Sustaining Transformation
Build Internal Capability
Don’t depend on external consultants forever:
- Internal champions
- Communities of practice
- Documentation and playbooks
- Continuous learning culture
Continuous Improvement
Transformation is never “done”:
- Regular retrospectives
- Experimentation continues
- Metrics reviewed
- Practices evolve
Connect to Business Value
Keep demonstrating value:
- Feature delivery improvements
- Incident reduction
- Cost efficiency
- Developer productivity
Ongoing investment requires ongoing justification.
Conclusion
DevOps transformation is fundamentally about enabling organisations to deliver software better. The technology matters, but culture and practices matter more.

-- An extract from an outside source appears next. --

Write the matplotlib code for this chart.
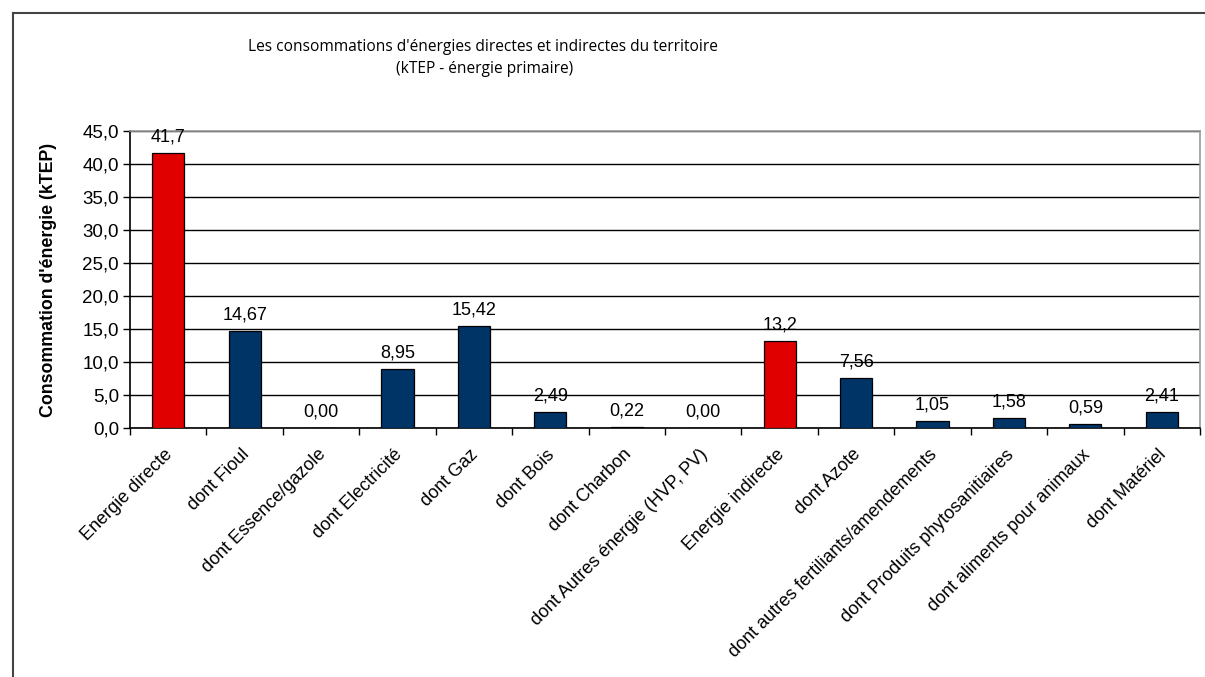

Start with clear business outcomes in mind. Build leadership commitment. Pilot deeply before expanding broadly. Address culture as seriously as technology.
The organisations that master software delivery have sustained competitive advantage. The journey is challenging, but the destination is worth it.
Sources
- Forsgren, N., Humble, J., & Kim, G. (2018). Accelerate: Building and Scaling High Performing Technology Organizations. IT Revolution Press.
- Kim, G., et al. (2016). The DevOps Handbook. IT Revolution Press.
- DORA. (2023). State of DevOps Report. Google Cloud.
- Humble, J., & Farley, D. (2010). Continuous Delivery. Addison-Wesley.